A study is published in Journal of Photochemistry and Photobiology. It reports that LED bulbs with a wavelength of 265 nanometers required less than half a minute to destroy more than 99.9 percent of coronaviruses. These bulbs are cheap compared to those for other wavelengths.

This sounds like a final solution to the problem of how to remove coronaviruses from human habitats. It is important to ensure that people are not directly exposed to UV light, which is dangerous. However, UV LED bulbs installed in air conditioning systems would be able to efficiently disinfect large surfaces and spaces.

"We discovered that it is quite simple to kill the coronavirus using LED bulbs that radiate ultraviolet light," said Mamane. "We killed the viruses using cheaper and more readily available LED bulbs, which consume little energy and do not contain mercury like regular bulbs. Our research has commercial and societal implications, given the possibility of using such LED bulbs in all areas of our lives, safely and quickly."

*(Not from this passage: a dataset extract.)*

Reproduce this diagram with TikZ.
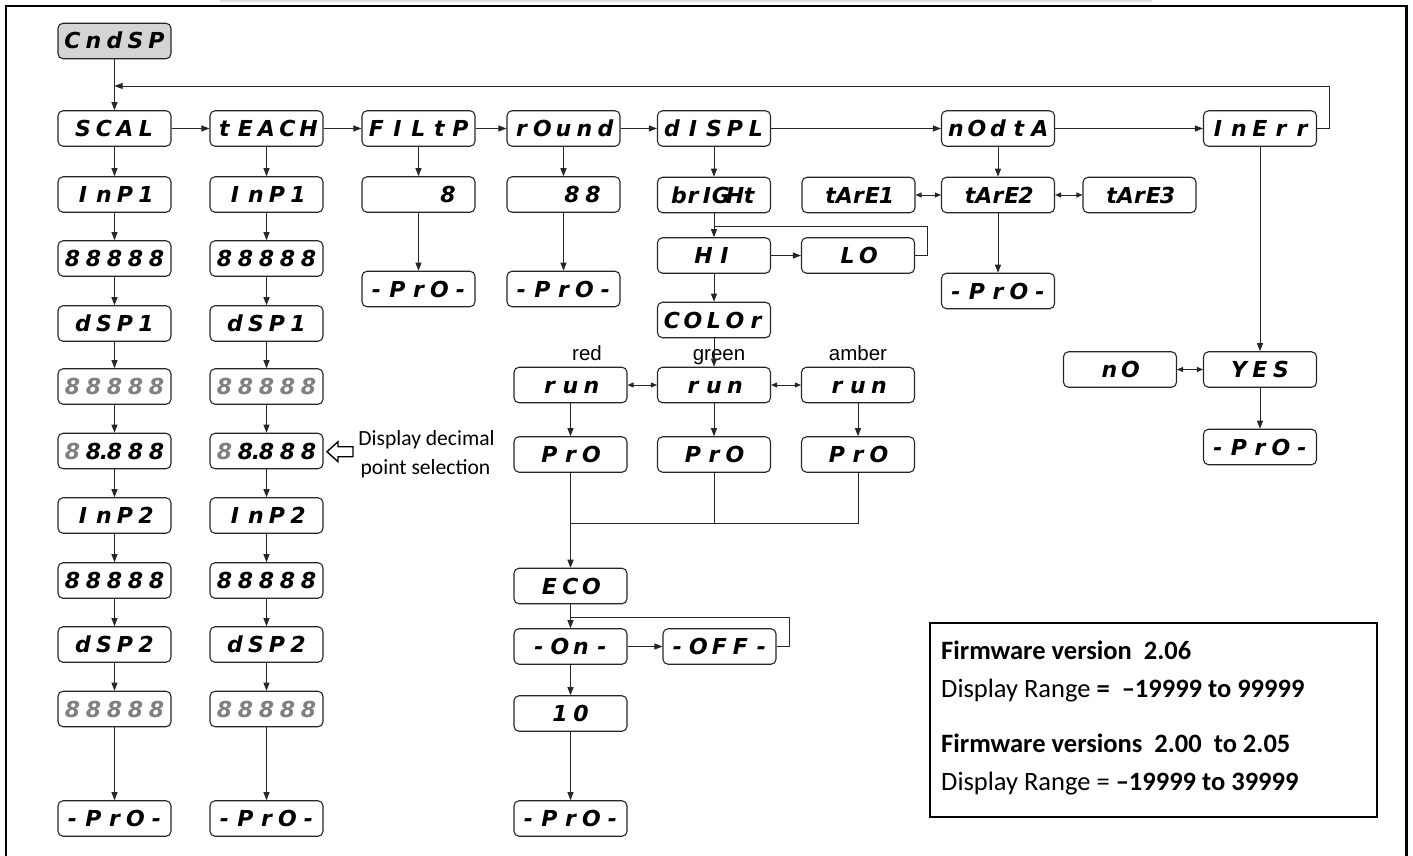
\documentclass[tikz,border=0pt]{standalone}
\usepackage{fontspec}
\setmainfont{Carlito}
\newfontfamily\segfont{DejaVu Sans}[BoldFont={DejaVu Sans Bold},ItalicFont={DejaVu Sans Oblique},BoldItalicFont={DejaVu Sans Bold Oblique}]
\newfontfamily\labelfont{Liberation Sans}
\usetikzlibrary{arrows.meta}

\definecolor{segdim}{gray}{0.5}
\definecolor{lineclr}{gray}{0.15}

% seven-segment style readout: one fixed-width cell per character,
% a decimal point takes no cell of its own
\newlength\segpitch
\setlength\segpitch{21pt}
\def\segrun#1{\ifx#1\relax\else\ifx#1.\makebox[0pt]{.}\else\makebox[\segpitch]{#1}\fi\expandafter\segrun\fi}
\newcommand\seg[1]{\segrun#1\relax}
\newcommand\gseg[1]{{\color{segdim}\seg{#1}}}
\newcommand\segc[1]{{\setlength\segpitch{14pt}\seg{#1}}}
\newcommand\segtext{\segfont\bfseries\itshape\fontsize{22}{22}\selectfont}

\tikzset{
  box/.style={draw=lineclr, line width=1.1pt, rounded corners=5pt,
    minimum width=113pt, minimum height=35.5pt, inner sep=0pt,
    text height=16pt, text depth=0pt, font=\segtext},
  ln/.style={draw=lineclr, line width=0.9pt},
  arr/.style={ln, -{Triangle[length=8pt,width=6pt]}},
  dbl/.style={ln, {Triangle[length=6pt,width=5pt]}-{Triangle[length=6pt,width=5pt]}},
  lbl/.style={font=\labelfont\fontsize{20.5}{20.5}\selectfont, anchor=base, inner sep=0pt},
  note/.style={font=\fontsize{21.6}{21.6}\selectfont, anchor=base, inner sep=0pt},
  fwline/.style={font=\fontsize{26.5}{26.5}\selectfont, anchor=base west, inner sep=0pt},
}

\begin{document}
\begin{tikzpicture}[x=1pt,y=-1pt]
\useasboundingbox (0,0) rectangle (1413,856);

% page frame
\fill[black!13] (220,0) rectangle (1152,2.3);
\draw[line width=2.4pt] (6,856) -- (6,6) -- (1406.5,6) -- (1406.5,856);

% entry
\node[box, fill=black!17] (cnd) at (114.5,41) {\seg{CndSP}};

% top-level menu
\node[box] (scal)  at (114.5,128.5) {\seg{SCAL}};
\node[box] (teach) at (266.5,128.5) {\seg{tEACH}};
\node[box] (filt)  at (418.5,128.5) {\seg{FILtP}};
\node[box] (round) at (563.5,128.5) {\seg{rOund}};
\node[box] (displ) at (714,128.5)   {\seg{dISPL}};
\node[box] (nodta) at (998,128.5)   {\seg{nOdtA}};
\node[box] (inerr) at (1260,128.5)  {\seg{InErr}};

% scaling
\node[box] (a1)  at (114.5,194.5) {\seg{InP1}};
\node[box] (a2)  at (114.5,258.5) {\seg{88888}};
\node[box] (a3)  at (114.5,323.5) {\seg{dSP1}};
\node[box] (a4)  at (114.5,386.5) {\gseg{88888}};
\node[box] (a5)  at (114.5,451)   {\gseg{8}\seg{8.888}};
\node[box] (a6)  at (114.5,515.5) {\seg{InP2}};
\node[box] (a7)  at (114.5,580.5) {\seg{88888}};
\node[box] (a8)  at (114.5,644.5) {\seg{dSP2}};
\node[box] (a9)  at (114.5,709)   {\gseg{88888}};
\node[box] (a10) at (114.5,818.5) {\seg{-PrO-}};

% teach
\node[box] (b1)  at (266.5,194.5) {\seg{InP1}};
\node[box] (b2)  at (266.5,258.5) {\seg{88888}};
\node[box] (b3)  at (266.5,323.5) {\seg{dSP1}};
\node[box] (b4)  at (266.5,386.5) {\gseg{88888}};
\node[box] (b5)  at (266.5,451)   {\gseg{8}\seg{8.888}};
\node[box] (b6)  at (266.5,515.5) {\seg{InP2}};
\node[box] (b7)  at (266.5,580.5) {\seg{88888}};
\node[box] (b8)  at (266.5,644.5) {\seg{dSP2}};
\node[box] (b9)  at (266.5,709)   {\gseg{88888}};
\node[box] (b10) at (266.5,818.5) {\seg{-PrO-}};

% filter and rounding
\node[box] (f1) at (418.5,194.5) {\makebox[80pt][r]{\seg{8}}};
\node[box] (f2) at (418.5,289)   {\seg{-PrO-}};
\node[box] (r1) at (563.5,194.5) {\makebox[80pt][r]{\seg{88}}};
\node[box] (r2) at (563.5,289)   {\seg{-PrO-}};

% display
\node[box] (bri)  at (714,195)   {\segc{brIGHt}};
\node[box] (hi)   at (714,255.5) {\seg{HI}};
\node[box] (lo)   at (858,255.5) {\seg{LO}};
\node[box] (col)  at (714,320)   {\seg{COLOr}};
\node[box] (runr) at (570.5,385) {\seg{run}};
\node[box] (rung) at (714,385)   {\seg{run}};
\node[box] (runa) at (858,385)   {\seg{run}};
\node[box] (pror) at (570.5,454.5) {\seg{PrO}};
\node[box] (prog) at (714,454.5)   {\seg{PrO}};
\node[box] (proa) at (858,454.5)   {\seg{PrO}};
\node[lbl] (lred)   at (587,360) {red};
\node[lbl] (lgreen) at (719,360) {green};
\node[lbl] (lamber) at (858,360) {amber};

% eco mode
\node[box] (eco)    at (570.5,586)   {\seg{ECO}};
\node[box] (on)     at (570.5,646.5) {\seg{-On-}};
\node[box] (off)    at (719.5,646.5) {\seg{-OFF-}};
\node[box] (ten)    at (570.5,713.5) {\seg{10}};
\node[box] (ecopro) at (570.5,818.5) {\seg{-PrO-}};

% tare
\node[box] (t1)   at (858.5,195)  {\segc{tArE1}};
\node[box] (t2)   at (998,195)    {\segc{tArE2}};
\node[box] (t3)   at (1139.5,195) {\segc{tArE3}};
\node[box] (tpro) at (998,291)    {\seg{-PrO-}};

% input error
\node[box] (yes)  at (1260,369.5) {\seg{YES}};
\node[box] (no)   at (1120,369.5) {\seg{nO}};
\node[box] (ypro) at (1260,447)   {\seg{-PrO-}};

% decimal point remark
\node[note] (dec1) at (426.5,445.7) {Display decimal};
\node[note] (dec2) at (425.5,474.5) {point selection};
\draw[line width=1.4pt, line join=miter] (327,451.7) -- (338,441.7) -- (338,446.7) -- (353,446.7)
  -- (353,456.7) -- (338,456.7) -- (338,461.7) -- cycle;

% firmware notes
\node[draw, line width=2.4pt, minimum width=447pt, minimum height=194pt, inner sep=0pt] (fw) at (1153.5,720) {};
\node[fwline] (fw1) at (941,659.3) {\bfseries Firmware version\ \ 2.06};
\node[fwline] (fw2) at (941,697.3) {Display Range \textbf{=\ \ –19999 to 99999}};
\node[fwline] (fw3) at (941,752.7) {\bfseries Firmware versions\ \ 2.00\ \ to 2.05};
\node[fwline] (fw4) at (941,790)   {Display Range = \textbf{–19999 to 39999}};

% connectors: top level
\draw[arr] (cnd) -- (scal);
\coordinate (loopR) at (1329,86);
\coordinate (loopL) at (114.5,86);
\draw[arr] (inerr.east) -| (loopR) -- (loopL);
\draw[arr] (scal) -- (teach);
\draw[arr] (teach) -- (filt);
\draw[arr] (filt) -- (round);
\draw[arr] (round) -- (displ);
\draw[arr] (displ) -- (nodta);
\draw[arr] (nodta) -- (inerr);

% scaling / teach chains
\draw[arr] (scal) -- (a1);
\draw[arr] (a1) -- (a2);
\draw[arr] (a2) -- (a3);
\draw[arr] (a3) -- (a4);
\draw[arr] (a4) -- (a5);
\draw[arr] (a5) -- (a6);
\draw[arr] (a6) -- (a7);
\draw[arr] (a7) -- (a8);
\draw[arr] (a8) -- (a9);
\draw[arr] (a9) -- (a10);
\draw[arr] (teach) -- (b1);
\draw[arr] (b1) -- (b2);
\draw[arr] (b2) -- (b3);
\draw[arr] (b3) -- (b4);
\draw[arr] (b4) -- (b5);
\draw[arr] (b5) -- (b6);
\draw[arr] (b6) -- (b7);
\draw[arr] (b7) -- (b8);
\draw[arr] (b8) -- (b9);
\draw[arr] (b9) -- (b10);

% filter / rounding
\draw[arr] (filt) -- (f1);
\draw[arr] (f1) -- (f2);
\draw[arr] (round) -- (r1);
\draw[arr] (r1) -- (r2);

% display branch
\draw[arr] (displ) -- (bri);
\draw[arr] (bri) -- (hi);
\draw[arr] (hi) -- (lo);
\coordinate (hij) at (714,226);
\coordinate (lor) at (927,226);
\draw[ln] (lo.east) -| (lor) -- (hij);
\draw[arr] (hi) -- (col);
\draw[arr] (col) -- (rung);
\draw[dbl] (runr) -- (rung);
\draw[dbl] (rung) -- (runa);
\draw[arr] (runr) -- (pror);
\draw[arr] (rung) -- (prog);
\draw[arr] (runa) -- (proa);
\coordinate (mr) at (570.5,523);
\coordinate (mg) at (714,523);
\coordinate (ma) at (858,523);
\draw[ln] (proa) -- (ma) -- (mr);
\draw[ln] (prog) -- (mg);
\draw[ln] (pror) -- (mr);
\draw[arr, line width=1.3pt] (mr) -- (eco);

% eco branch
\draw[arr] (eco) -- (on);
\draw[arr] (on) -- (off);
\coordinate (offr) at (789,617);
\coordinate (onj) at (570.5,617);
\draw[ln] (off.east) -| (offr) -- (onj);
\draw[arr] (on) -- (ten);
\draw[arr] (ten) -- (ecopro);

% tare branch
\draw[arr] (nodta) -- (t2);
\draw[dbl] (t1) -- (t2);
\draw[dbl] (t2) -- (t3);
\draw[arr] (t2) -- (tpro);

% input error branch
\draw[arr] (inerr) -- (yes);
\draw[dbl] (no) -- (yes);
\draw[arr] (yes) -- (ypro);
\end{tikzpicture}
\end{document}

Protein Stops Relapse in Cancer Immunotherapy

Mount Sinai scientists have explained why cancer immunotherapy completely eliminates tumors in many patients. And it works even when not all the cells in tumors have the molecular target that the therapy is aimed at. This is shown in a research paper published in Cancer Discovery.

Cancer immunotherapies target antigens, or proteins, on the surface of tumor cells. But they also kill adjacent tumor cells that lack the targets. This is due to the presence of a protein called fas. Regulating fas may be a route to preventing relapse in cancer immunotherapy patients.

CRISPR Engineers Mice for Vaccine Research

Researchers at Massachusetts General Hospital, MIT, and Harvard University have developed a one-step method to produce mice with genetically engineered human B cell receptors in just a few weeks. B cell receptors are specialized antibodies bound to the B cell membrane. And they are an important component of the immune system.

The method uses CRISPR/Cas9 gene editing technology. And it is described in a paper published in The EMBO Journal. Using the method, researchers could produce genetically engineered mice for pre-clinical vaccine evaluation in dramatically shortened timelines (weeks instead of years).

The researchers are persuaded that the new method may allow scientists studying vaccines and antibody evolution to tremendously speed up their research. And this would enable them to respond much more quickly and flexibly to new developments in the field.

Herbal Compound May Kill Pancreatic Cancer

Researchers at Translational Genomics Research Institute (TGen), an affiliate of City of Hope, have suggested that a compound derived from thunder god vine is able to kill cancer cells. The herb has been used in China for centuries to treat joint pain, swelling, and fever.

The results of a pre-clinical study are published in Oncogenesis. They indicate that a water-soluble compound, called Minnelide, appears to attack pancreatic cancer. The compound is based on the medicinal plant's key ingredient, triptolide.

According to the researchers, this approach may provide an effective treatment option for pancreatic cancer patients.